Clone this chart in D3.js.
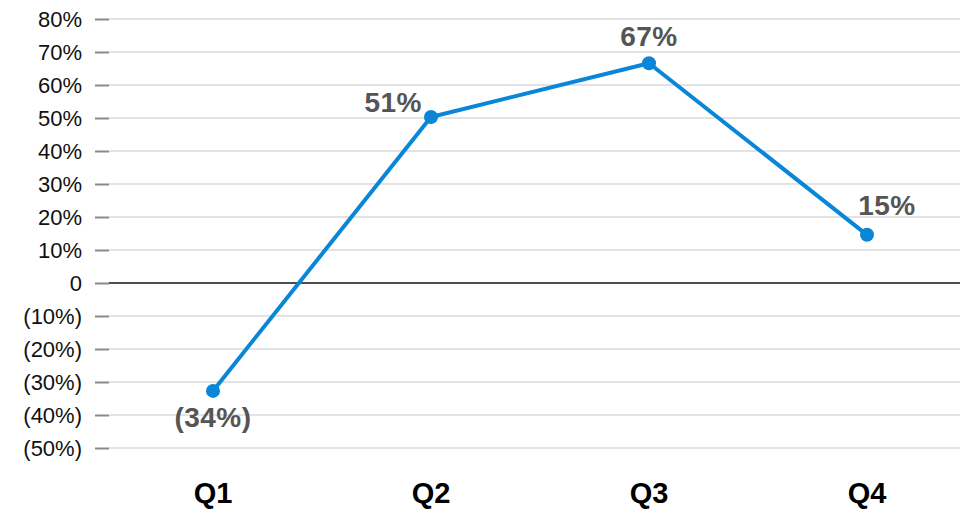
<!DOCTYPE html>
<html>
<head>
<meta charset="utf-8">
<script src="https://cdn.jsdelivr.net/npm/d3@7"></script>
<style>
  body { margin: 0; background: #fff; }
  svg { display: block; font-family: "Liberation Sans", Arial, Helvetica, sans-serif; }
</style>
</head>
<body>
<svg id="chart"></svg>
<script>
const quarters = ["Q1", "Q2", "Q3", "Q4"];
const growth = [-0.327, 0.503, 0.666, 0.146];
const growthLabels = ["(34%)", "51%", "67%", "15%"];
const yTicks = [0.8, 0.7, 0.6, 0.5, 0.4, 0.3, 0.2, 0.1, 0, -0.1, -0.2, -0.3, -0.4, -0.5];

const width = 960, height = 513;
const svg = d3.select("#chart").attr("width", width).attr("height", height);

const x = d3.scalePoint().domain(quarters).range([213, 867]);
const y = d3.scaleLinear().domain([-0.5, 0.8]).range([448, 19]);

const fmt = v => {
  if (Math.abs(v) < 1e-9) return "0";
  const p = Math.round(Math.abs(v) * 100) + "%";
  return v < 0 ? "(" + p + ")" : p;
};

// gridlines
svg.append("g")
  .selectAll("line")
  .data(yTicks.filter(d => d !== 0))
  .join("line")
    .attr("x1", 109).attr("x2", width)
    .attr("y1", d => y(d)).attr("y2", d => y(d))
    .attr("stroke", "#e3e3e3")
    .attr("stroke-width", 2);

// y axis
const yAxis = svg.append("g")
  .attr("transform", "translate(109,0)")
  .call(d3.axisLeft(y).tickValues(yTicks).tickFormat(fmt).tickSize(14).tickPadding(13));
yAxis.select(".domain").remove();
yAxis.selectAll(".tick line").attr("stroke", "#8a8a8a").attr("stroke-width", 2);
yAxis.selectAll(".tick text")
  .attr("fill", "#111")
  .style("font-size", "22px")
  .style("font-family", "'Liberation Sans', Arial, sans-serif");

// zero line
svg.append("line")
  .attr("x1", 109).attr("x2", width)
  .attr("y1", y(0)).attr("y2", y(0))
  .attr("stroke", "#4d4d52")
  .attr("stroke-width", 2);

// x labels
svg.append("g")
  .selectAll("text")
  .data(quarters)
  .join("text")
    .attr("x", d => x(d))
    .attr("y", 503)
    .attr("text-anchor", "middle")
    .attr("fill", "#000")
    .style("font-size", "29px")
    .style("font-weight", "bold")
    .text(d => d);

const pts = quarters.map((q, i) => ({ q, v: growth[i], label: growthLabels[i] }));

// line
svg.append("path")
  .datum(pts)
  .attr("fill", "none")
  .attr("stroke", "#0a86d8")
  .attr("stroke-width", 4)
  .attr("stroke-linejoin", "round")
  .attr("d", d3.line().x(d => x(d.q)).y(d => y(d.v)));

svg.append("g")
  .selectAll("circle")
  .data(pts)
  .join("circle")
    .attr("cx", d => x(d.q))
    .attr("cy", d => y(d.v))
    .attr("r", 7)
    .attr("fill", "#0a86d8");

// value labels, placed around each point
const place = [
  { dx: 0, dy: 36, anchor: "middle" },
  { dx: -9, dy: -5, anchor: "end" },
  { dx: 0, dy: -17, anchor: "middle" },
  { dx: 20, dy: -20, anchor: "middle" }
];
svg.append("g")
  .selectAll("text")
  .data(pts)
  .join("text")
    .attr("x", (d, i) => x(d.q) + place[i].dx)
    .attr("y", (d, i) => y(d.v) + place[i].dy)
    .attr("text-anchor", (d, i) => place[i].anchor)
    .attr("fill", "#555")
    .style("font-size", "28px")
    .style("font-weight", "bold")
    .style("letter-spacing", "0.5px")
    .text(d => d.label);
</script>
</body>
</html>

* * *

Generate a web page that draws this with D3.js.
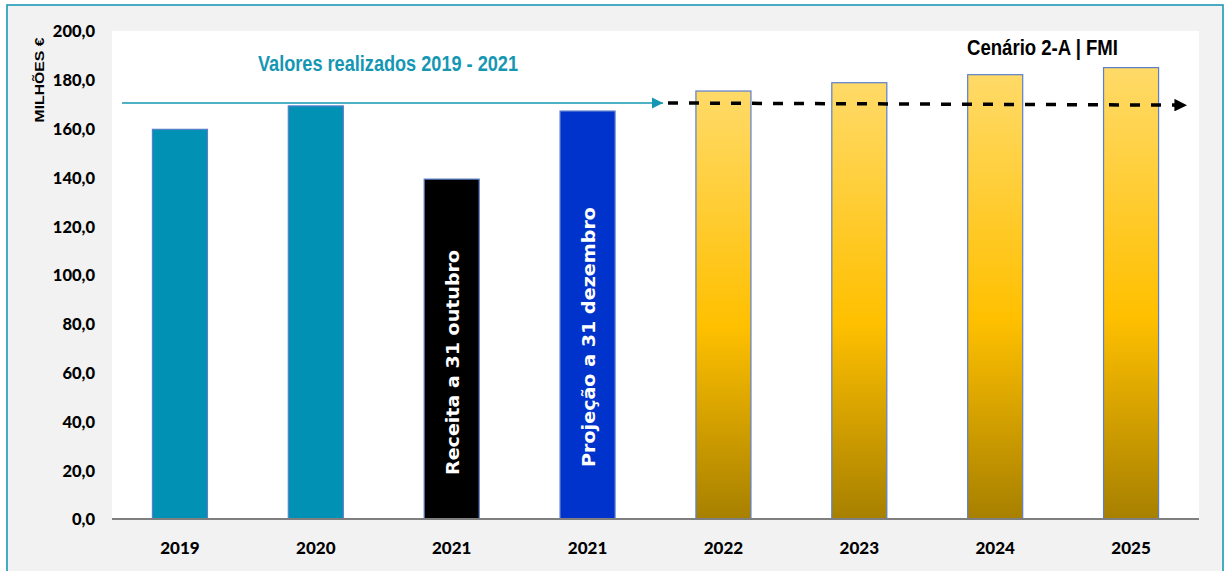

==

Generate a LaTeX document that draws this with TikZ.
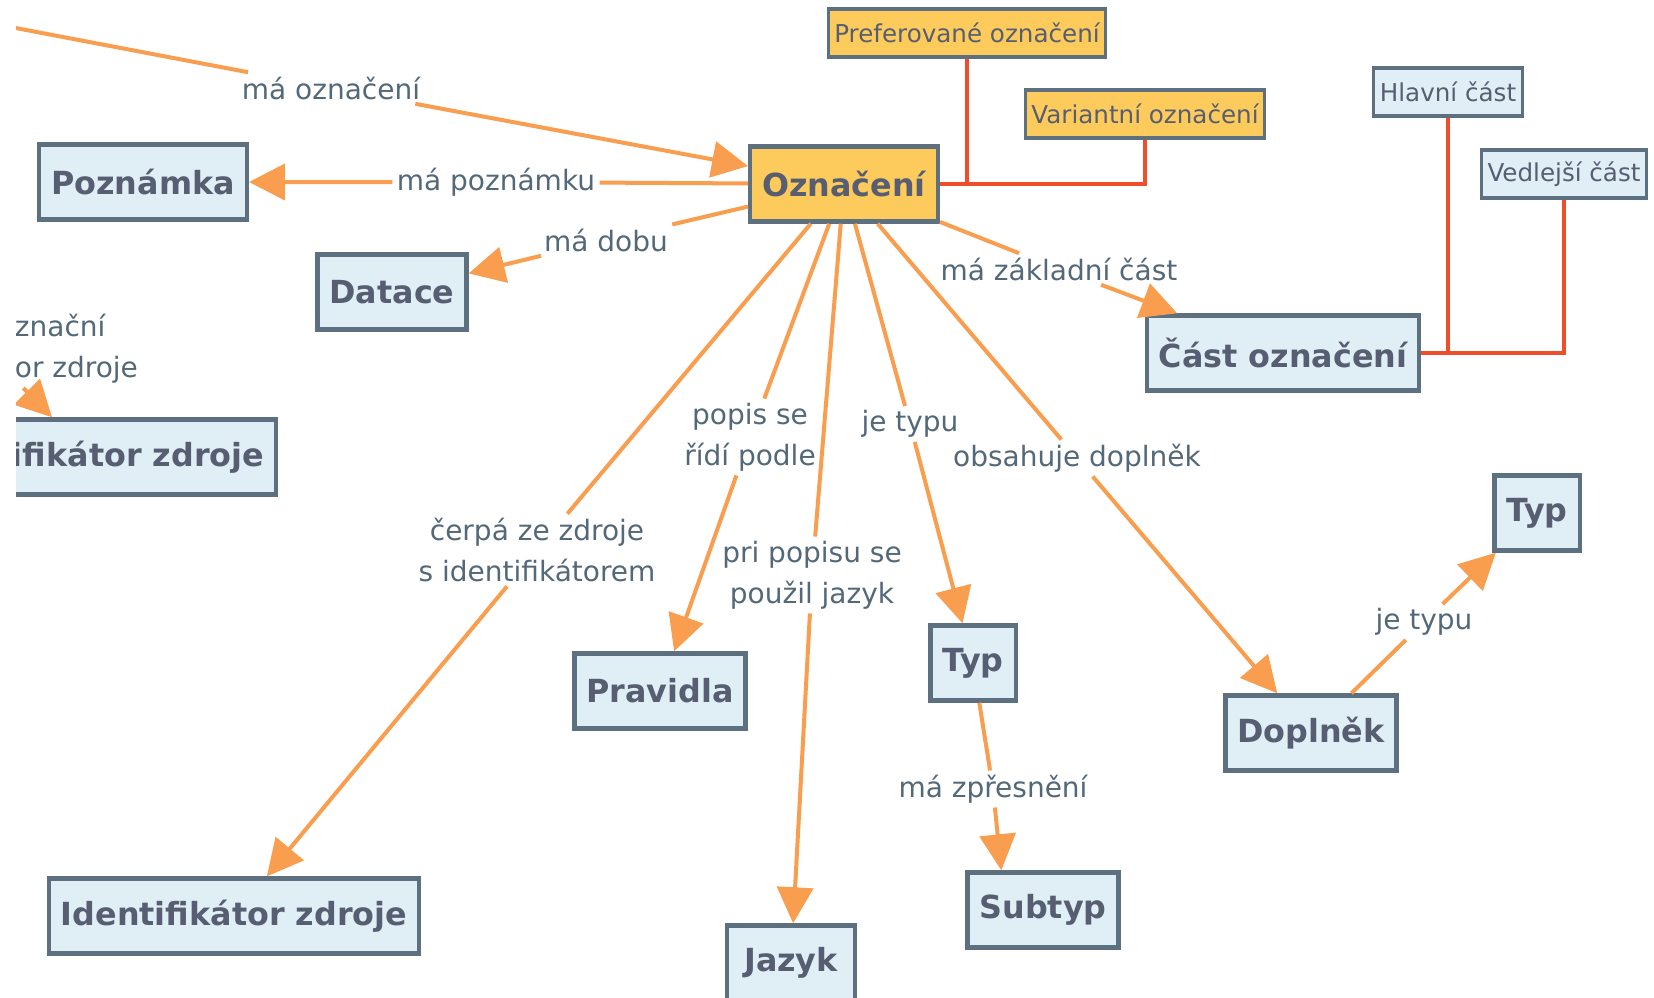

• [GIVEN PROBLEM]
Your answer should be one number: how many lines of the listing include the word "chart".

• [COMPLETED EXERCISE]
3